Savcılar genelkurmayın kozmik odalarına girip arama yapınca hukuk devletinin gereği deyip “Bu ülkenin savcılarının kozmik büroda arama yapmasından doğal ne var?” dediniz. Aynı savcılar MİT’e ait kamyonlarda arama yapınca “Savcıların MİT’in kamyonunu araması ne hadlerine. Bu bir komplo” diye kızdınız. Soruyorum MİT isyancılara silah sevkıyatı yapabilir mi? PKK’ya bir devlet silah yardımı yapsa tepkiniz ne olur? Bir zamanlar Gezi’de polisler kahraman, Taksim sokaklarından destan yazan yiğitlerdi. Oğlunuzu ifadeye çağırınca aynı polisleri, cemaatçi olanı ve olmayanıyla sürgün ettiniz. 

12 yıldır yalan ve iftiralarınızla ülkeyi resmen karanlığa sürüklediniz. Müslüman’ım, dürüstüm deyip halkı aldattınız, duyguları ile oynadınız, % 50 oy aldınız. Halk en büyük yolsuzlukları hem de sülalece iktidarınız döneminde gördü. “Avrupa’da saygınlığımız arttı.” dediniz, duyduk ki “Erdoğan ülkesinin demokrasisini tahrip ediyor.” ABD’nin eski Ankara büyükelçileri Abramowitz ve Edelman) Hangisine inanalım? 

Okullarda din dersini seçmeli yaptınız. SBS’ye neden bu konuda soru koydunuz? Seçmeyenler bu bölümdeki soruları yapamayınca bu dersi seçmeleri zorunlu olmayacak mı? “Okullarda kıyafet serbest öğrenci giyiminde özgür olacak” deyip türbanı okullara soktunuz. Bir öğretmen kot giydi diye uyarı alır, ama öğrenci tesettürlü derse girer çıt yok. 10 yaşındaki öğrenci “dinimizin gereği” diye baskı yapılıp kapatılır, sonra bunun adı inanç özgürlüğü olur.  Bence okullarda din değil, ahlâk dersi zorunlu olmalı. Aslında dersin adı Din Kültürü ve Ahlak Bilgisi. Ancak din okutuluyor, ahlak es geçiliyor, galiba.

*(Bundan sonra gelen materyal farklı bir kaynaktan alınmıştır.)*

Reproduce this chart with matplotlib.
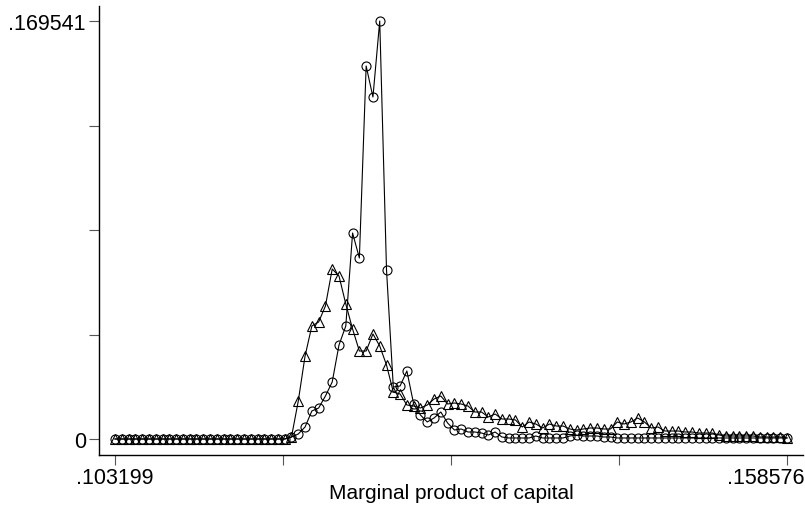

Siz hiç hata yapmazsınız. Yapsanız da kabul etmezsiniz. Sizi eleştirmek yanlıştır. Eleştirenler ya ülkenin kalkınmasını istemeyenlerdir, ya darbecidir, ya size dış kaynaklı komplo kurmuşlardır. Eleştiriye kulak verip kendinize çeki düzen vermez, yandaş olmayanı yok etme yoluna gidersiniz. Siz anayasayı yapanlara iki ayyaş, İnönü’yü Hitler’e benzetip diktatör, şehitlerimize kelle, Pamukoğlu’na seviyesiz general, cemaate inlerine gireceğiz, haşhaşi, gazetecilere "sizi tasmalarınızdan kurtardık", valiniz halka gavat, müftünüz düğünde kadınlı erkekli oynayanlara deyyus derken normal, size baş çalan dendi mi tazminat davası açarsınız. Helal olsun.

 Siz bu halkı aptal mı sanıyorsunuz? Bunca hatalarınızdan sonra halkın karşısında bir şey olmamış gibi konuşmanıza şaşıyorum. Merakla bekliyorum. Tüm olanlardan sonra halkım “ben uyumaya olanları görmemeye devam edeceğim, sorun yok” mu diyecek, yoksa “galiba kandırılıyorum, bir şeyler var, bu işte” mi diyecek. İnşallah uyanıp sandıkta gerekeni yapar. Saygılarımla, hoşça kalın.